Julia Jones, Yachting Monthly's literary reviewer discusses Seamanship 2.0, which consistently takes the approach that the best cure is prevention
Seamanship 2.0 gets its title from the idea of labelling upgrades that have been improved in their second version.
The aim is not to achieve a qualification but to inculcate and develop the attitude that the skipper is 100% responsible for his or her ship.
The suggestion is that so many clever contemporary ideas – like GPS – have made it so much easier for many people to get to sea, that many may have lost some of the basic self-reliance.

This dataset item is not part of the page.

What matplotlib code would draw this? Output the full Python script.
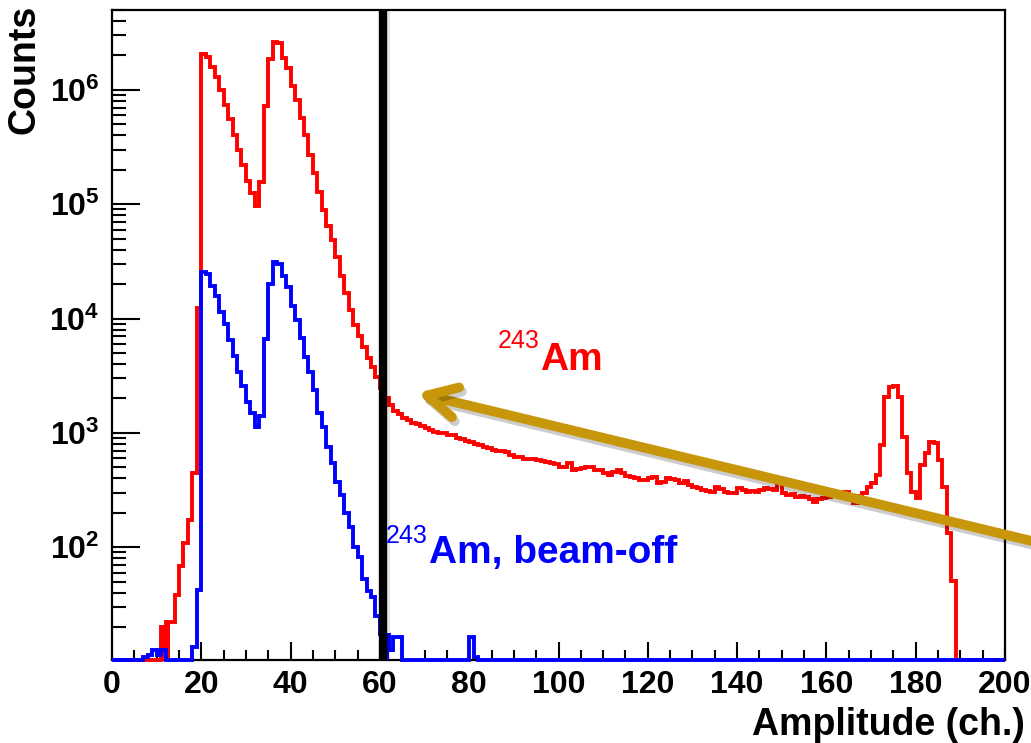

Author Mike Westin, being an experienced lifeboatman as well as an ocean cruiser, has seen too many situations where the skipper just dials for help when a little more initiative and ‘thinking-outside the box’ might have resolved the problem.
The best cure is prevention
Seamanship 2.0 consistently takes the approach that the best cure is prevention and provides plenty of good information in this sailing book.
Fostering good crew attitudes and ensuring that the skipper mirrors best practice when moving about the boat is integral to safety.
There’s always something new to be learned and, for me, the explanation of the way the legs of a MOB function as a drogue, potentially turning the face into the waves, makes a compelling case for a sprayhood – though an even better one for rigging sufficient additional jacklines to keep people safely on deck in the first place.
Generally the book is attempting to make the reader think, rather than rush to the chandlery for more equipment.
There are sections discussing on-board fire, being holed and sinking and – somewhat less dramatically – running aground, an everyday hazard in my part of the world, which most sailing manuals ignore.
Seamanship 2.0 includes a well-targeted first aid section, written by professionals.
Perhaps best of all Ollie Landsell’s lively and abundant illustrations are as stimulating as the text itself and frequently memorable.